Rapidly changing technology, like today, was a huge driver in the 1970 article. “The traditional, largely unarticulated Anglo-American notion of privacy has been threatened repeatedly since World War II,” the article states, “not because Big Brother has been getting surlier but because the technology has been getting more acrobatic.” Okay, so surly and acrobatic may not be words we may use to describe the NSA’s surveillance programs or the rise in predictive analytics today, but the rise in technology—whether mainframe computers or the modern Internet—has many exclaiming we’re at privacy’s Armageddon.
The article also quotes Harvard University Prof. Charles Fried. “The idea that privacy can’t be invaded at all is utopian,” he said. “There are amounts and kinds of information which previously were not given out and suddenly they have to be given out. People adjust their behavior and conceptions accordingly.” Changing social norms? Sound familiar?
“The central question is whether Americans have been pushed and cajoled into changing their behavior and conceptions too much too soon for their own good—whether they have succumbed too pliantly to the debatable charms of wire-taps, in-depth questionnaires and other up-to-date invaders of the body private,” the article’s author Richard Boeth wrote.

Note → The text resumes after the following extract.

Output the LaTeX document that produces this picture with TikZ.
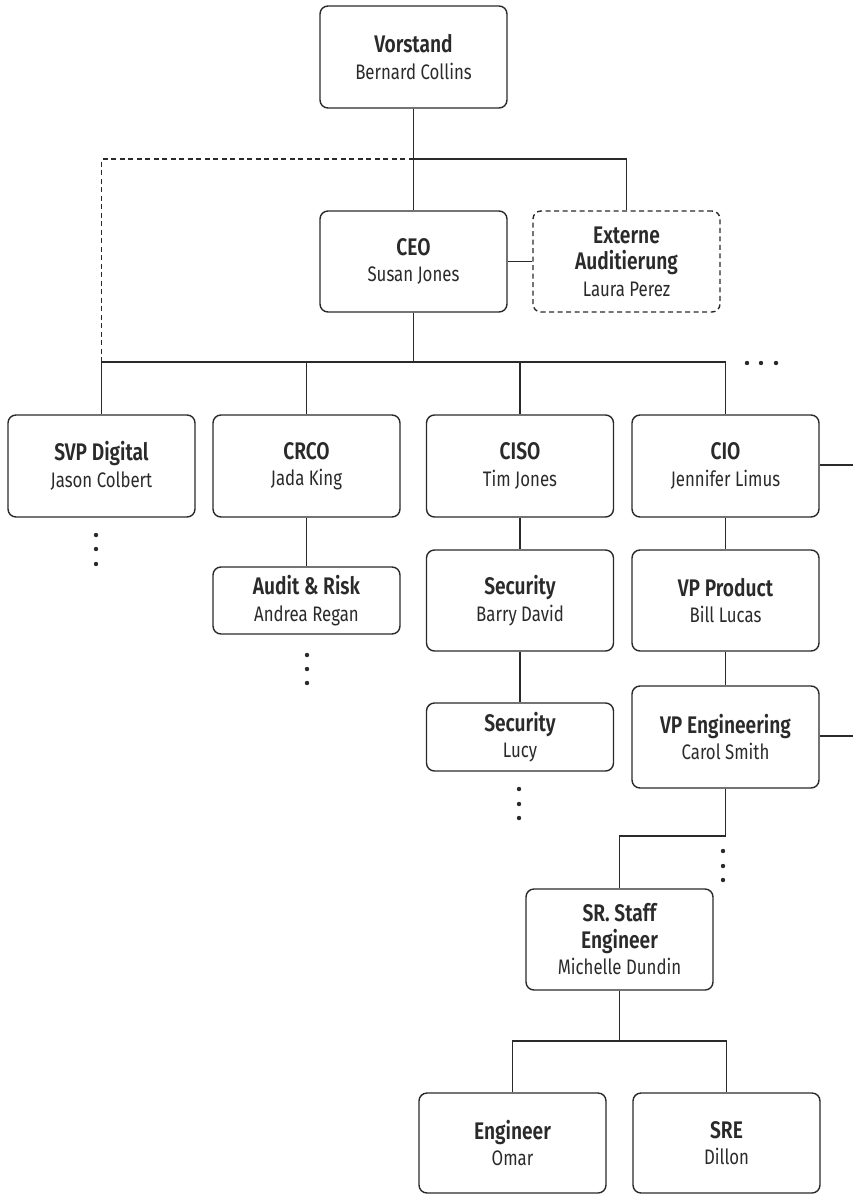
\documentclass[tikz,border=0pt]{standalone}
\usepackage{fontspec}
\setmainfont[FakeStretch=0.8,BoldFont={Fira Sans SemiBold},BoldFeatures={FakeStretch=0.8}]{Fira Sans}
\usetikzlibrary{calc}
\definecolor{ink}{HTML}{2A2A2A}
\newcommand{\ttl}[1]{{\fontsize{24}{26.5}\selectfont\bfseries #1}}
\newcommand{\nme}[1]{{\fontsize{21}{26.5}\selectfont #1}}
\begin{document}
\begin{tikzpicture}[x=1pt,y=-1pt,
  box/.style={draw=ink,line width=1.4pt,rounded corners=8pt,align=center,
    minimum width=187pt,inner sep=0pt,text=ink,font=\fontsize{21}{26.5}\selectfont},
  dbox/.style={box,dash pattern=on 5pt off 3.5pt},
  conn/.style={draw=ink,line width=1.2pt},
  dconn/.style={conn,dash pattern=on 5pt off 3.5pt},
  dot/.style={fill=ink}]
\useasboundingbox (0,0) rectangle (853,1194);
% boxes
\node[box,minimum height=102pt] (vor) at (413.5,57) {\ttl{Vorstand}\\\nme{Bernard Collins}};
\node[box,minimum height=101pt] (ceo) at (413.5,261.5) {\ttl{CEO}\\\nme{Susan Jones}};
\node[dbox,minimum height=101pt] (ext) at (626.5,261.5) {\ttl{Externe}\\\ttl{Auditierung}\\\nme{Laura Perez}};
\node[box,minimum height=102pt] (svp) at (101.5,466) {\ttl{SVP Digital}\\\nme{Jason Colbert}};
\node[box,minimum height=102pt] (crco) at (306.5,466) {\ttl{CRCO}\\\nme{Jada King}};
\node[box,minimum height=102pt] (ciso) at (520,466) {\ttl{CISO}\\\nme{Tim Jones}};
\node[box,minimum height=102pt] (cio) at (725.5,466) {\ttl{CIO}\\\nme{Jennifer Limus}};
\node[box,minimum height=67pt] (audit) at (306.5,600.5) {\ttl{Audit \& Risk}\\\nme{Andrea Regan}};
\node[box,minimum height=101pt] (sec) at (520,600.5) {\ttl{Security}\\\nme{Barry David}};
\node[box,minimum height=101pt] (vpp) at (725.5,600.5) {\ttl{VP Product}\\\nme{Bill Lucas}};
\node[box,minimum height=68pt] (lucy) at (520,737) {\ttl{Security}\\\nme{Lucy}};
\node[box,minimum height=102pt] (vpe) at (725.5,737) {\ttl{VP Engineering}\\\nme{Carol Smith}};
\node[box,minimum height=101pt] (sr) at (619.5,939.5) {\ttl{SR. Staff}\\\ttl{Engineer}\\\nme{Michelle Dundin}};
\node[box,minimum height=100pt] (eng) at (512.5,1143) {\ttl{Engineer}\\\nme{Omar}};
\node[box,minimum height=100pt] (sre) at (726.5,1143) {\ttl{SRE}\\\nme{Dillon}};
% helper coordinates
\coordinate (top) at (413.5,159);
\coordinate (bus) at (413.5,362);
\coordinate (cioR) at (853,465);
\coordinate (vpeR) at (853,736);
\coordinate (vpeTurn) at (725.5,836);
\coordinate (srBus) at (619.5,1041);
% connectors
\draw[conn] (vor.south) -- (ceo.north);
\draw[conn] (top) -| (ext.north);
\draw[dconn] (top) -| (svp.north |- bus);
\draw[conn] (ceo.east) -- (ext.west);
\draw[conn] (ceo.south) -- (bus);
\draw[conn] (svp.north) |- (bus) -| (cio.north);
\draw[conn] (crco.north) -- (crco.north |- bus);
\draw[conn] (ciso.north) -- (ciso.north |- bus);
\draw[conn] (cio.east |- cioR) -- (cioR);
\draw[conn] (crco.south) -- (audit.north);
\draw[conn] (ciso.south) -- (sec.north);
\draw[conn] (cio.south) -- (vpp.north);
\draw[conn] (sec.south) -- (lucy.north);
\draw[conn] (vpp.south) -- (vpe.north);
\draw[conn] (vpe.east |- vpeR) -- (vpeR);
\draw[conn] (vpe.south) -- (vpeTurn) -| (sr.north);
\draw[conn] (sr.south) -- (srBus);
\draw[conn] (eng.north) |- (srBus) -| (sre.north);
% ellipsis dots
\foreach \x in {747,761,776} \fill[dot] (\x,363) circle (2.2pt);
\foreach \y in {535,549,564} \fill[dot] (96,\y) circle (2.2pt);
\foreach \y in {655,669,683} \fill[dot] (307,\y) circle (2.2pt);
\foreach \y in {789,804,818} \fill[dot] (519,\y) circle (2.2pt);
\foreach \y in {851,866,880} \fill[dot] (723,\y) circle (2.2pt);
\end{tikzpicture}
\end{document}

Can’t this same question be asked today? Wire-tapping? Well, we have the NSA. In-depth questionnaires? Could these be the primordial version of checking social networks before hiring a job candidate?
Even Ralph Nader talks about separating individual names from data sets. I was instantly reminded of our modern de-identification debates.

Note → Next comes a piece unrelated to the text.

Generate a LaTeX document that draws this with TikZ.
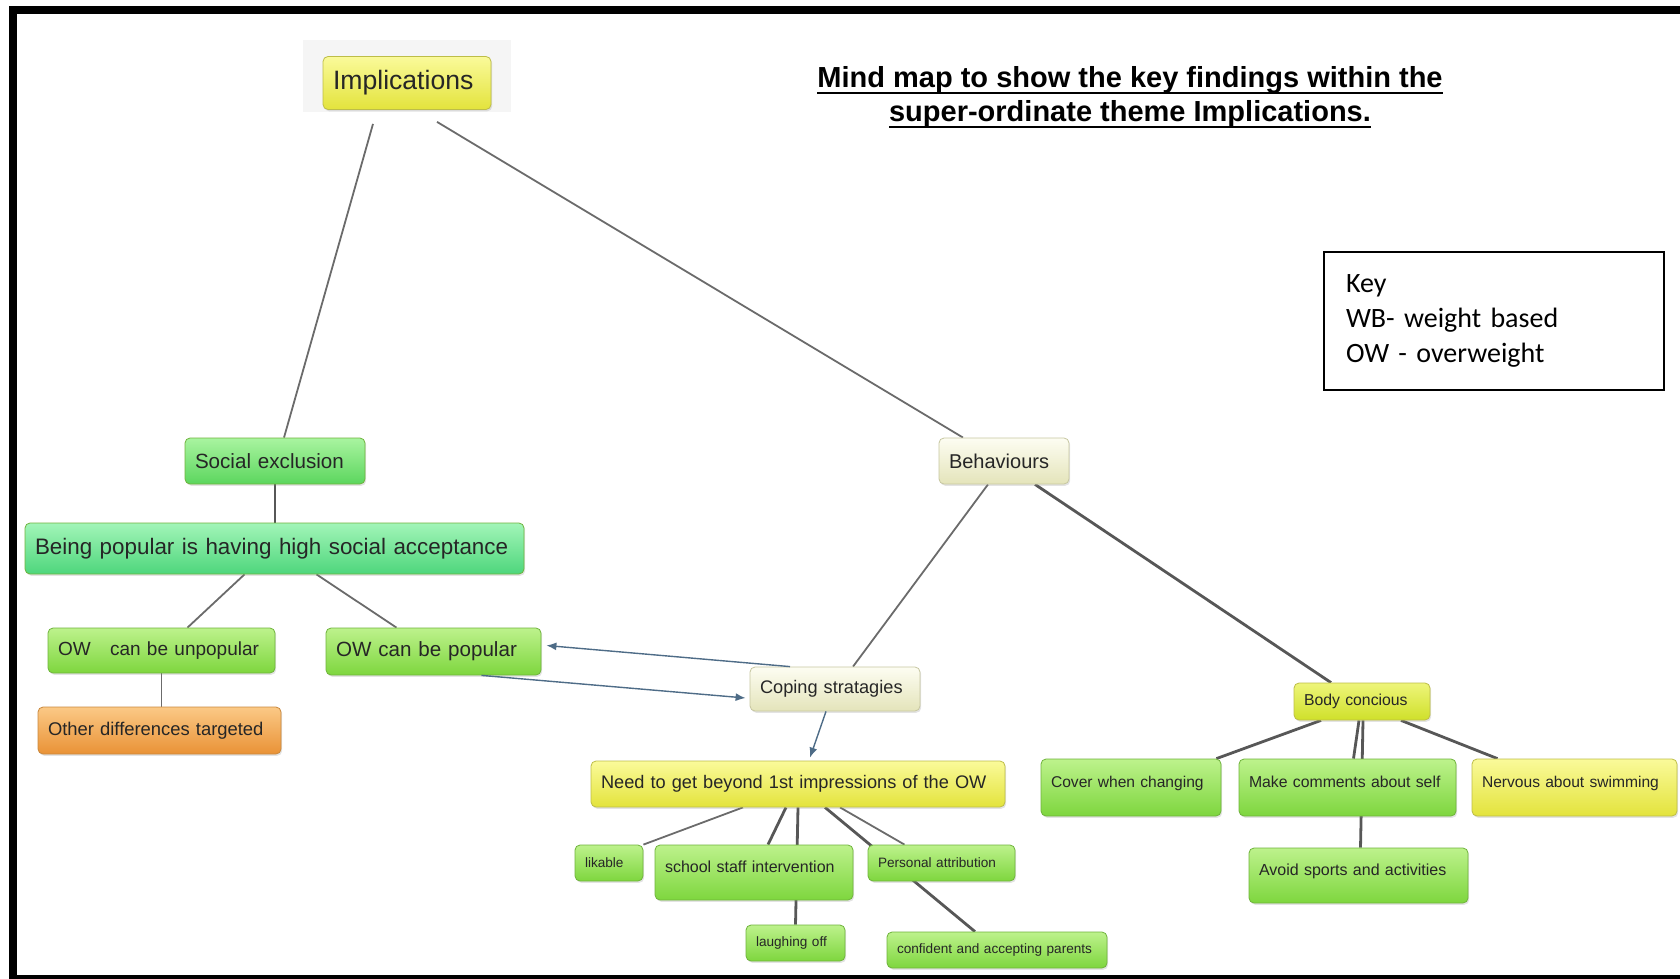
\documentclass[tikz,border=0pt]{standalone}
\usepackage{fontspec}
\setmainfont{Liberation Sans}
\newfontfamily\keyfont{Carlito}
\usetikzlibrary{calc,backgrounds,shadows,arrows.meta}
\newcommand\fsz[1]{\fontsize{#1}{#1}\selectfont}
\newcommand\titleline[1]{\setbox0=\hbox{#1}\rlap{\rule[-3.4pt]{\wd0}{1.2pt}}\box0}
\definecolor{limetop}{HTML}{BDF28C}
\definecolor{limebot}{HTML}{7ED63E}
\definecolor{limeline}{HTML}{6FB33C}
\definecolor{greentop}{HTML}{A9F4A0}
\definecolor{greenbot}{HTML}{5CD65E}
\definecolor{minttop}{HTML}{A2F5B8}
\definecolor{mintbot}{HTML}{4ED67C}
\definecolor{orangetop}{HTML}{FBC986}
\definecolor{orangebot}{HTML}{E99236}
\definecolor{orangeline}{HTML}{C8883E}
\definecolor{beigetop}{HTML}{FDFDF2}
\definecolor{beigebot}{HTML}{E4E4BA}
\definecolor{beigeline}{HTML}{C6C6A0}
\definecolor{yellowtop}{HTML}{FAFA9A}
\definecolor{yellowbot}{HTML}{E3E33C}
\definecolor{yellowline}{HTML}{BDBD48}
\definecolor{bodytop}{HTML}{EEF57A}
\definecolor{bodybot}{HTML}{CFE02A}
\definecolor{flowblue}{HTML}{4E6C87}
\tikzset{
  mapbox/.style={rounded corners=2.5pt, inner xsep=5pt, inner ysep=0pt, align=left,
    text=black!85, drop shadow={shadow xshift=0.6pt, shadow yshift=-0.9pt, opacity=0.22}},
  limebox/.style={mapbox, draw=limeline, top color=limetop, bottom color=limebot},
  greenbox/.style={mapbox, draw=limeline, top color=greentop, bottom color=greenbot},
  mintbox/.style={mapbox, draw=limeline, top color=minttop, bottom color=mintbot},
  orangebox/.style={mapbox, draw=orangeline, top color=orangetop, bottom color=orangebot},
  beigebox/.style={mapbox, draw=beigeline, top color=beigetop, bottom color=beigebot},
  yellowbox/.style={mapbox, draw=yellowline, top color=yellowtop, bottom color=yellowbot},
  bodybox/.style={mapbox, draw=yellowline, top color=bodytop, bottom color=bodybot},
  tallbox/.style={text depth=5.5pt},
  link/.style={draw=black!58, line width=0.9pt},
  boldlink/.style={draw=black!66, line width=1.4pt},
  flow/.style={draw=flowblue, line width=0.7pt, -{Latex[length=5pt,width=4pt]}}
}
\begin{document}
\begin{tikzpicture}[x=0.5pt, y=-0.5pt]
  \useasboundingbox (0,0) rectangle (1680,979);
  \draw[line width=4pt] (13,979) -- (13,10) -- (1680,10);
  \draw[line width=2pt] (9,977) -- (1680,977);

  \node[font=\bfseries\fontsize{14.5}{17}\selectfont, align=center] (title) at (1130,97)
    {\titleline{Mind map to show the key findings within the}\\\titleline{super-ordinate theme Implications.}};
  \node[draw, line width=0.8pt, minimum width=170pt, minimum height=69pt, inner xsep=11pt,
    text width=148pt, align=left, font=\keyfont\fontsize{14}{17.5}\selectfont] (key) at (1494,321)
    {Key\\WB- weight based\\OW - overweight};

  \node[yellowbox, text width=74pt, minimum height=26.5pt, font=\fsz{13.3}] (impl) at (407,83) {Implications};
  \node[greenbox, text width=80pt, minimum height=23pt, font=\fsz{10.3}] (socx) at (275,461) {Social exclusion};
  \node[beigebox, text width=55pt, minimum height=23pt, font=\fsz{10}] (behav) at (1004,461) {Behaviours};
  \node[mintbox, text width=239.5pt, minimum height=25.5pt, font=\fsz{11.2}] (bpop) at (274.5,548.5) {Being popular is having high social acceptance};
  \node[limebox, text width=103.5pt, minimum height=22.5pt, font=\fsz{9.5}] (owun) at (161.5,650.5) {OW\hspace{6.5pt} can be unpopular};
  \node[limebox, text width=97.5pt, minimum height=23.5pt, font=\fsz{10.3}] (owpop) at (433.5,651.5) {OW can be popular};
  \node[orangebox, text width=111.5pt, minimum height=23.5pt, font=\fsz{9.2}] (other) at (159.5,730.5) {Other differences targeted};
  \node[beigebox, text width=75pt, minimum height=22pt, font=\fsz{9.1}] (cope) at (835,689) {Coping stratagies};
  \node[yellowbox, text width=197pt, minimum height=23pt, font=\fsz{9.1}] (need) at (798,784) {Need to get beyond 1st impressions of the OW};
  \node[limebox, text width=24pt, minimum height=18pt, font=\fsz{6.8}] (likable) at (609,863) {likable};
  \node[limebox, tallbox, text width=89pt, minimum height=27.5pt, font=\fsz{8}] (school) at (754,872.5) {school staff intervention};
  \node[limebox, text width=63.5pt, minimum height=18pt, font=\fsz{6.8}] (pers) at (941.5,863) {Personal attribution};
  \node[limebox, text width=39.5pt, minimum height=18pt, font=\fsz{6.8}] (laugh) at (795.5,943) {laughing off};
  \node[limebox, text width=100pt, minimum height=18pt, font=\fsz{6.8}] (conf) at (997,950) {confident and accepting parents};
  \node[bodybox, text width=58pt, minimum height=18.5pt, font=\fsz{7.9}] (body) at (1362,701.5) {Body concious};
  \node[limebox, tallbox, text width=80pt, minimum height=28.5pt, font=\fsz{7.8}] (cover) at (1131,787.5) {Cover when changing};
  \node[limebox, tallbox, text width=98.5pt, minimum height=28.5pt, font=\fsz{7.9}] (make) at (1347.5,787.5) {Make comments about self};
  \node[yellowbox, tallbox, text width=92.5pt, minimum height=28.5pt, font=\fsz{7.8}] (nerv) at (1574.5,787.5) {Nervous about swimming};
  \node[limebox, tallbox, text width=99.5pt, minimum height=27.5pt, font=\fsz{8}] (avoid) at (1358.5,875.5) {Avoid sports and activities};

  \begin{scope}[on background layer]
    \fill[black!4] (303,40) rectangle (511,112);
    \draw[link] ($(impl.south)+(-34,14)$) -- ($(socx.north)+(9,0)$);
    \draw[link] ($(impl.south)+(30,12)$) -- ($(behav.north)+(-41,0)$);
    \draw[boldlink] (socx.south) -- (socx.south |- bpop.north);
    \draw[link] ($(bpop.south)+(-30,0)$) -- ($(owun.north)+(26,0)$);
    \draw[link] ($(bpop.south)+(42,0)$) -- ($(owpop.north)+(-37,0)$);
    \draw[link] (owun.south) -- (owun.south |- other.north);
    \draw[link] ($(behav.south)+(-16,0)$) -- ($(cope.north)+(18,0)$);
    \draw[boldlink] ($(behav.south)+(31,0)$) -- ($(body.north)+(-31,0)$);
    \draw[link] ($(need.south)+(-55,0)$) -- (likable.north east);
    \draw[boldlink] ($(need.south)+(-12,0)$) -- ($(school.north)+(14,0)$);
    \draw[boldlink] (need.south) -- (laugh.north);
    \draw[link] ($(need.south)+(42,0)$) -- ($(pers.north)+(-37,0)$);
    \draw[boldlink] ($(need.south)+(27,0)$) -- ($(conf.north)+(-22,0)$);
    \draw[boldlink] ($(body.south)+(-41,0)$) -- ($(cover.north east)+(-5,0)$);
    \draw[boldlink] ($(body.south)+(-3,0)$) -- ($(make.north)+(6,0)$);
    \draw[boldlink] ($(body.south)+(1,0)$) -- ($(avoid.north)+(2,0)$);
    \draw[boldlink] ($(body.south)+(39,0)$) -- ($(nerv.north)+(-77,0)$);
  \end{scope}

  \draw[flow] ($(cope.north)+(-45,0)$) -- ($(owpop.east)+(5,-6)$);
  \draw[flow] ($(owpop.south)+(48,0)$) -- ($(cope.west)+(-4,9)$);
  \draw[flow] ($(cope.south)+(-9,0)$) -- ($(need.north)+(12,-3)$);
\end{tikzpicture}
\end{document}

What we considered private 30 years ago, or even 10 years ago, in some instances has changed. I think The Onion really taps into how younger generations will help rewrite the rules of social normalcy. Take this "report," for example, on how every potential 2040 presidential candidate is already unelectable due to unwise Facebook posts.
Report: Every Potential 2040 President Already Unelectable Due To Facebook So, is privacy dead? Well, rock ‘n roll certainly didn’t die after 1969, it just changed a bit.
I’m sure privacy will live on as well, even if it’s in a slightly different form.